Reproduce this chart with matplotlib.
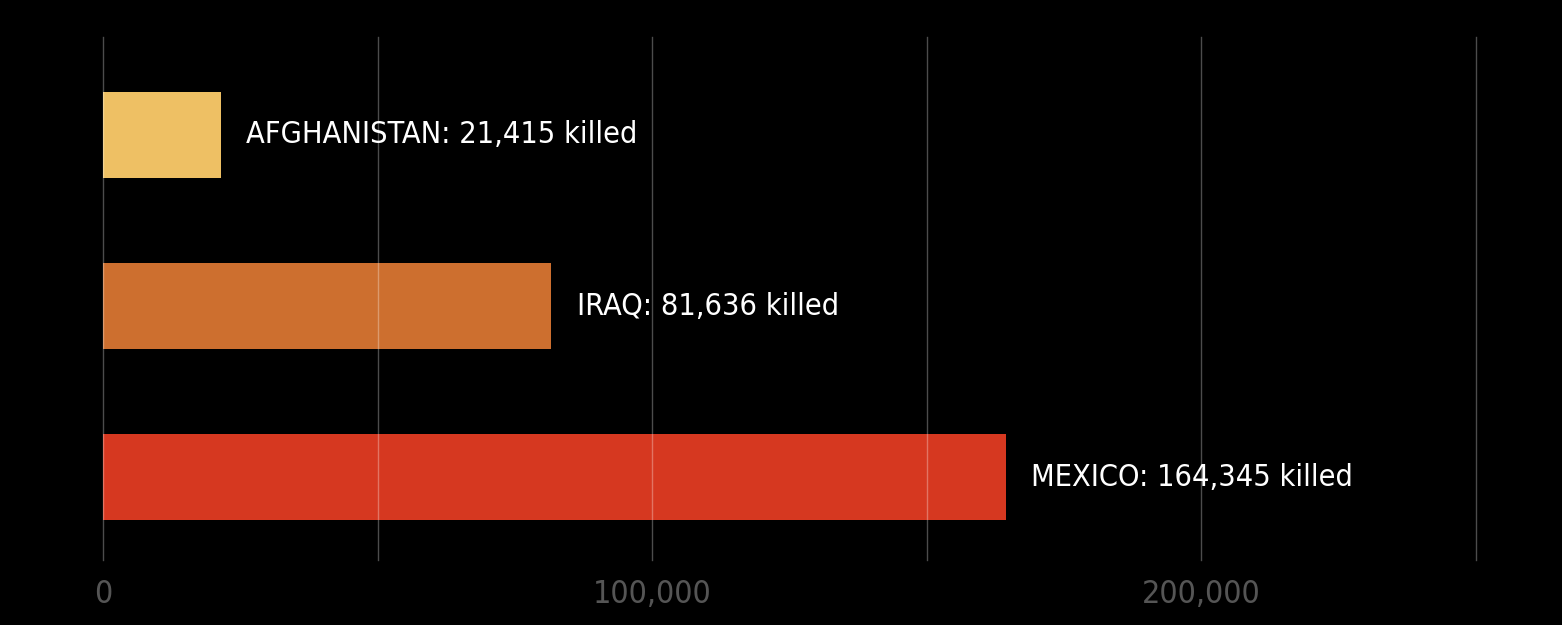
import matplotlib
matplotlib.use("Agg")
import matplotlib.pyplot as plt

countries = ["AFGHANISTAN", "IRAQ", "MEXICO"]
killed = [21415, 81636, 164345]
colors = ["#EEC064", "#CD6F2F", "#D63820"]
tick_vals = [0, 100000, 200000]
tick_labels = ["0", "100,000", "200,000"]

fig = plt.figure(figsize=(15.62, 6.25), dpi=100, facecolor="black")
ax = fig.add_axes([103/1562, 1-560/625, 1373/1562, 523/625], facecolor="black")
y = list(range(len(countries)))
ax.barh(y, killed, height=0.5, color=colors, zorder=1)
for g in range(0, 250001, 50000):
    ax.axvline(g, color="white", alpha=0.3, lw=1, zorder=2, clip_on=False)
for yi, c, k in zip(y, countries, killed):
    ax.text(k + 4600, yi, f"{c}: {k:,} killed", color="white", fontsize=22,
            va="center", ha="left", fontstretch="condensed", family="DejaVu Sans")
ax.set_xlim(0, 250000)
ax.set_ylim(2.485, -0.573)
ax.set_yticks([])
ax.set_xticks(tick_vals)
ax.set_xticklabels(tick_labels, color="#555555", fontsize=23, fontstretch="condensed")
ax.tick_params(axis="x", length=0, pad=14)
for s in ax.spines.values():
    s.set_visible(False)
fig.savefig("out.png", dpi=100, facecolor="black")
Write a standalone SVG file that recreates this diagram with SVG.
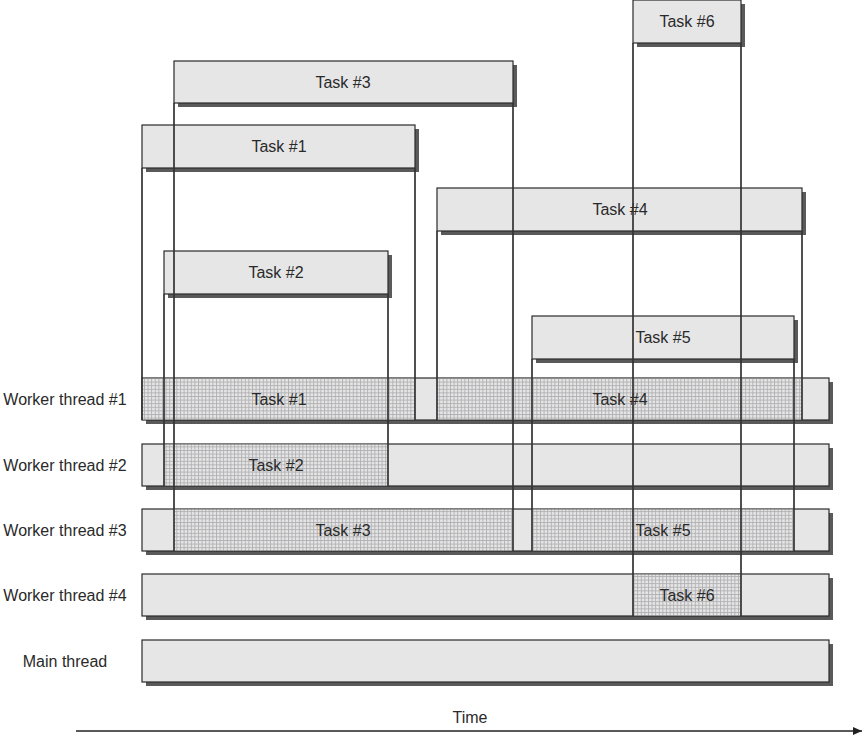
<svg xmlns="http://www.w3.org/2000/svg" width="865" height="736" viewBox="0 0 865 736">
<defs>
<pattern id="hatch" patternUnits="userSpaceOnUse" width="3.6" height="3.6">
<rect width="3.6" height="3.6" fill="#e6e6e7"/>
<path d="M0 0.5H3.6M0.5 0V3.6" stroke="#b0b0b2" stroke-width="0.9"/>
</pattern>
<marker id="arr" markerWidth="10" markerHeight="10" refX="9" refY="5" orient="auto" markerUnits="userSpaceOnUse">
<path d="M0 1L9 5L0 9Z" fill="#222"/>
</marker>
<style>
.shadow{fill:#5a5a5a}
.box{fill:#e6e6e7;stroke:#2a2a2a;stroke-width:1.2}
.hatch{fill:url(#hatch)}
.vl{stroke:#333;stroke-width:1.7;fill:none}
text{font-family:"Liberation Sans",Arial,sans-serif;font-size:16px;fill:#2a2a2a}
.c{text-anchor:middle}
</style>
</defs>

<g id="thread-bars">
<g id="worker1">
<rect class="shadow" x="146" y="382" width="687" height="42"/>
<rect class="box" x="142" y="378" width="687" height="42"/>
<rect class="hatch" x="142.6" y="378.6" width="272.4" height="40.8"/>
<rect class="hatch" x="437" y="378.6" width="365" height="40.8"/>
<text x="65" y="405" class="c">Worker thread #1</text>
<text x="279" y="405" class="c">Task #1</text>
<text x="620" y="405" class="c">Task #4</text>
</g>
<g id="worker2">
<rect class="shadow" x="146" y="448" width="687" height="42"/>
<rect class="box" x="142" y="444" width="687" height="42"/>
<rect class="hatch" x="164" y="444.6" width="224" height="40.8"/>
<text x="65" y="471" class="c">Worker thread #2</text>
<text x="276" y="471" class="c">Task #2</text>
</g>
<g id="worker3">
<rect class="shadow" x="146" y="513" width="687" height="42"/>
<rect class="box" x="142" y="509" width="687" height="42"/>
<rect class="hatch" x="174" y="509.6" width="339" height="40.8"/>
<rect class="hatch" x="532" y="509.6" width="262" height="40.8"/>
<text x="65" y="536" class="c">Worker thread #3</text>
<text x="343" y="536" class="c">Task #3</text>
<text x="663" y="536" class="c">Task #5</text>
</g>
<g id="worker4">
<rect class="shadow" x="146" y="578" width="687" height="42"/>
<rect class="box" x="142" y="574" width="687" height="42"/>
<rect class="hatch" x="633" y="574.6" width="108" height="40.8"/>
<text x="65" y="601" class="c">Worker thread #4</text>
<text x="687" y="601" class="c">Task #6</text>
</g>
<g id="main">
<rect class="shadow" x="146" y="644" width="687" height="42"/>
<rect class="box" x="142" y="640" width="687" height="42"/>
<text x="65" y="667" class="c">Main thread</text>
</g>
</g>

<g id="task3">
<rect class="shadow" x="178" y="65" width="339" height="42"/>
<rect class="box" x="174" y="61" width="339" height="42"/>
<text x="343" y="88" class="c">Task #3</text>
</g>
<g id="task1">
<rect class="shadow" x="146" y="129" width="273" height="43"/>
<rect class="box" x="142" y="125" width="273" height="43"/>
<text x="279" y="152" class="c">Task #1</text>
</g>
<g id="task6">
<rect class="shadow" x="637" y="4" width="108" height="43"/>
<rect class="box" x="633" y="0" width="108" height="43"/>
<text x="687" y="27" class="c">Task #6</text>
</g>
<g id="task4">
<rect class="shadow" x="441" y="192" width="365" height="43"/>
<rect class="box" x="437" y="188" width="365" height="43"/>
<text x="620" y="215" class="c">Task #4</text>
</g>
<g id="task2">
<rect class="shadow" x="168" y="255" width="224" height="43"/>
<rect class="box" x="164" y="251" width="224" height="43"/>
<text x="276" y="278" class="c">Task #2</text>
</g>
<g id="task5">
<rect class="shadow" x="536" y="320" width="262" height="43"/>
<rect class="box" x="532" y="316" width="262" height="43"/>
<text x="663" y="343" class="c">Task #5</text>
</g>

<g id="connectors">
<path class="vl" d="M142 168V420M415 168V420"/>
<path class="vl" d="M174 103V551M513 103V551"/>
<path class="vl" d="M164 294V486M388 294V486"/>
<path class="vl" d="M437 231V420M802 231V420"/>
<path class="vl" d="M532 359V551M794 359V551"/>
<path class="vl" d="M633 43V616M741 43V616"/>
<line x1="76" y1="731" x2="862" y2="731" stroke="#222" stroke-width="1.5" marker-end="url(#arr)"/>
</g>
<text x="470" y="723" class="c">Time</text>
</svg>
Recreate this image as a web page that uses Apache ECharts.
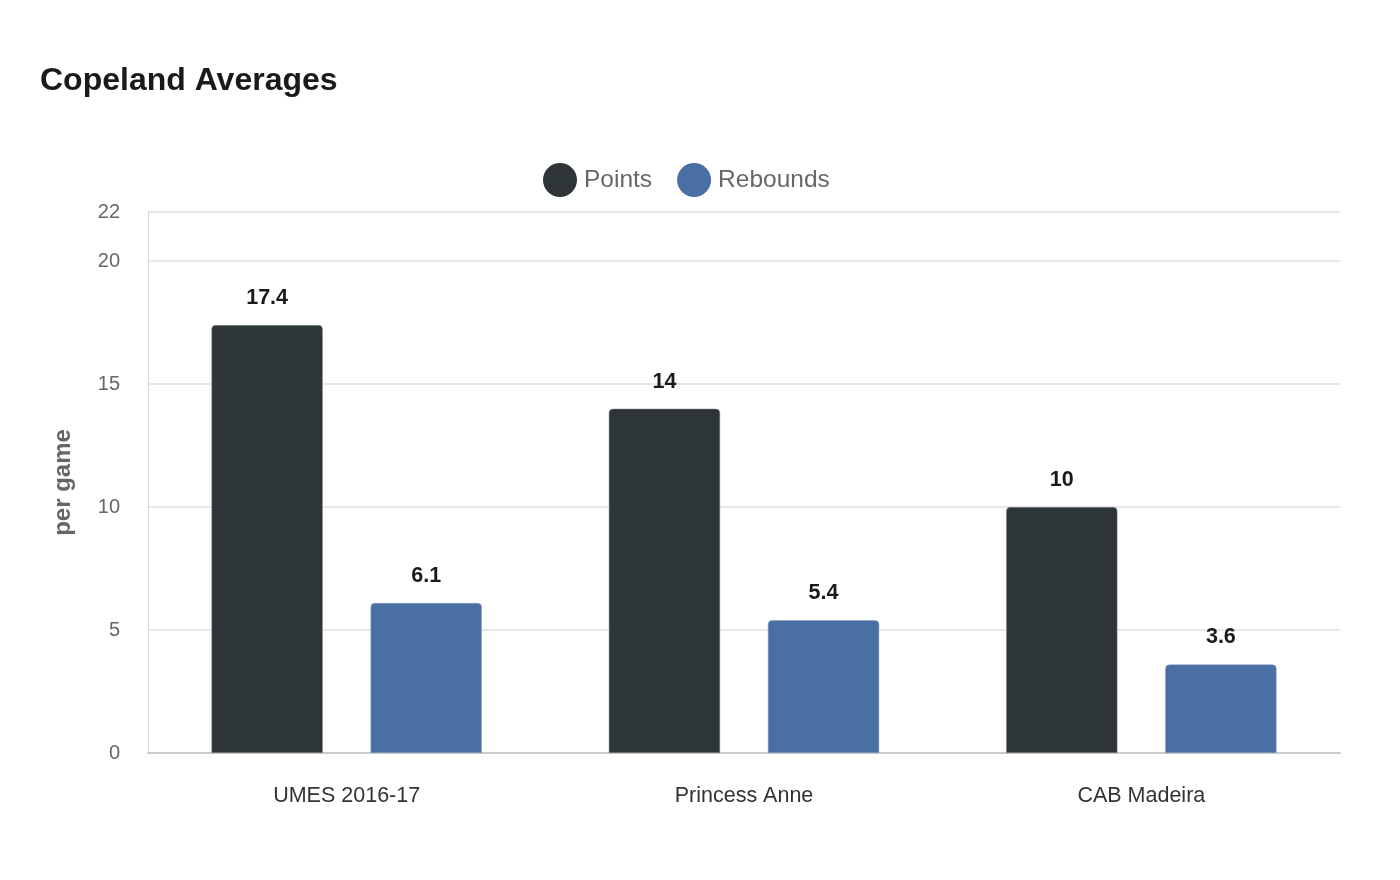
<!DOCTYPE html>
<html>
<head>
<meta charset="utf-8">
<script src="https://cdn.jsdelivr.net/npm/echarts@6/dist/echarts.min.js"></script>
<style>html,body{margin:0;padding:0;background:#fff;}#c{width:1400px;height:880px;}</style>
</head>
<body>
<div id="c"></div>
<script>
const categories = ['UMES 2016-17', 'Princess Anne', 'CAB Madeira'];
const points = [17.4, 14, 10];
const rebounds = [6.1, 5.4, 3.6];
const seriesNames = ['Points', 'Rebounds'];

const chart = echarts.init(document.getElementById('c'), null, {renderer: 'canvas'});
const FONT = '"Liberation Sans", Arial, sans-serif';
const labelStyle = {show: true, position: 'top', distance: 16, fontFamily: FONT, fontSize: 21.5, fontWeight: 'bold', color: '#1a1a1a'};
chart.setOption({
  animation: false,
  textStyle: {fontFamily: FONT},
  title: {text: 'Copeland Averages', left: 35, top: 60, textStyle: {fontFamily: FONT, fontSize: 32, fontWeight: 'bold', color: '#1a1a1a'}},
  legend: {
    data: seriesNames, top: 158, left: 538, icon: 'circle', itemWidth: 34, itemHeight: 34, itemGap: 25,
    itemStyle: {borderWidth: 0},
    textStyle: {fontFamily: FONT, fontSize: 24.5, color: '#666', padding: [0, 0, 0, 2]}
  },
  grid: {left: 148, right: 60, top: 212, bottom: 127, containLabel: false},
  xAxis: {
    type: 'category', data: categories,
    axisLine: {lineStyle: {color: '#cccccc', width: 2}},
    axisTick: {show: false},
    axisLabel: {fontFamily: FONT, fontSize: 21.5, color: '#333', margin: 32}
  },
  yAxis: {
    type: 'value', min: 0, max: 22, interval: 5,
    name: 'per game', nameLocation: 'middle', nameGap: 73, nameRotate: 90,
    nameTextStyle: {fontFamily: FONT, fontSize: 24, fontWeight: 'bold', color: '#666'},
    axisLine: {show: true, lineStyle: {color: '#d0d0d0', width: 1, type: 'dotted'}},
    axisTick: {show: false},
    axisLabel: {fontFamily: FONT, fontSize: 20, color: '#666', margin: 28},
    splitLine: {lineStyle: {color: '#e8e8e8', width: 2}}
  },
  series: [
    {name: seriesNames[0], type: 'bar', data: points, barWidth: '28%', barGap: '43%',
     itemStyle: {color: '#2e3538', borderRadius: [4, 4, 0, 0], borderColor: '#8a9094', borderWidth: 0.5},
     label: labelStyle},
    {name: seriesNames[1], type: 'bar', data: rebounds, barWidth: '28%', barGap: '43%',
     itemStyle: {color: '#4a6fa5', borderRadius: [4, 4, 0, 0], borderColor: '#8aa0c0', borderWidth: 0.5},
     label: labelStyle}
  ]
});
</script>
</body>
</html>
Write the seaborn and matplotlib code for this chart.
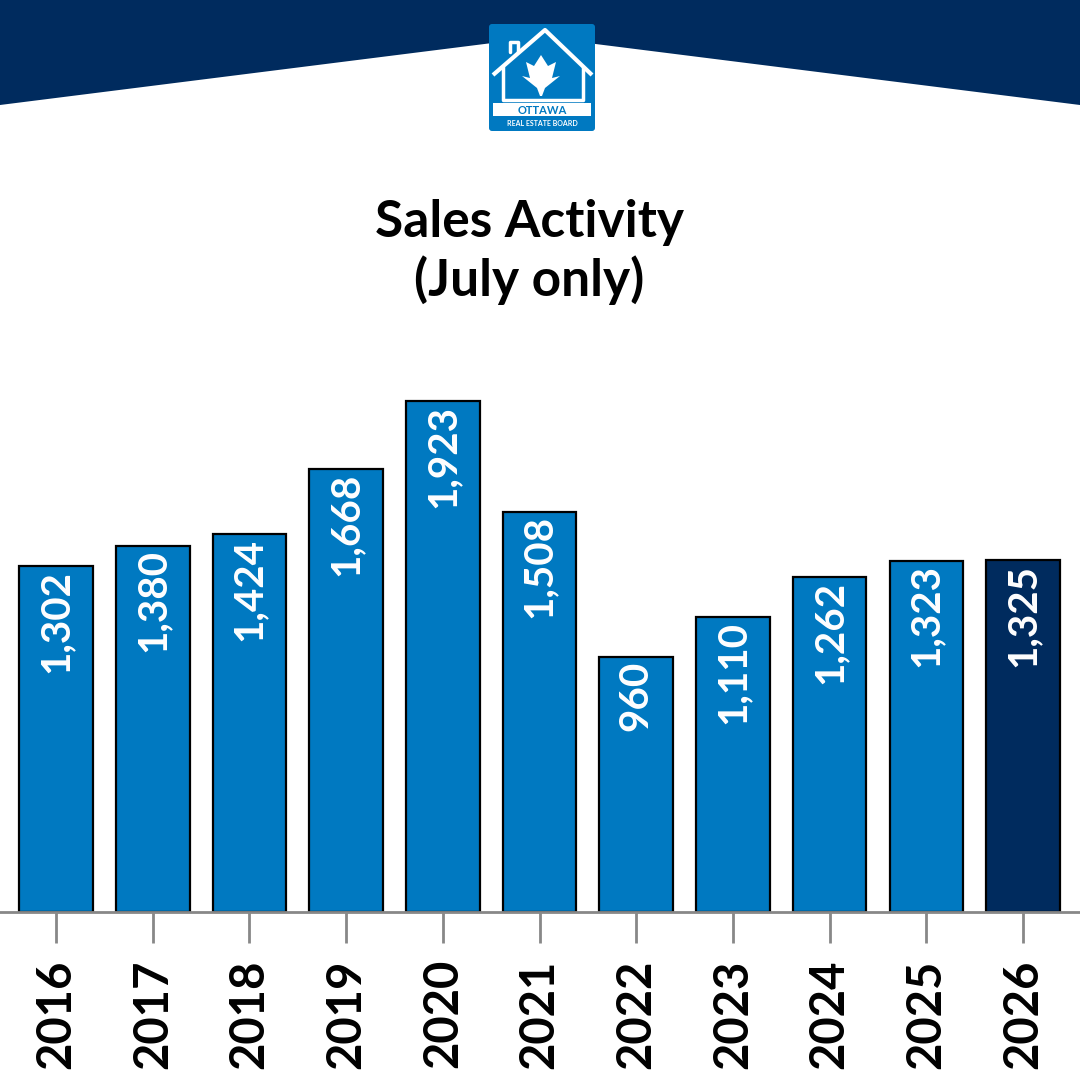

+ + + +

Write out again exactly the lines above from the one with "Recreate this image" through the one with "const seriesNames = ['Points', 'Rebounds'];", adding no other lines and no pictures.

WORKED SOLUTION:
Recreate this image as a web page that uses Apache ECharts.
<!DOCTYPE html>
<html>
<head>
<meta charset="utf-8">
<script src="https://cdn.jsdelivr.net/npm/echarts@6/dist/echarts.min.js"></script>
<style>html,body{margin:0;padding:0;background:#fff;}#c{width:1400px;height:880px;}</style>
</head>
<body>
<div id="c"></div>
<script>
const categories = ['UMES 2016-17', 'Princess Anne', 'CAB Madeira'];
const points = [17.4, 14, 10];
const rebounds = [6.1, 5.4, 3.6];
const seriesNames = ['Points', 'Rebounds'];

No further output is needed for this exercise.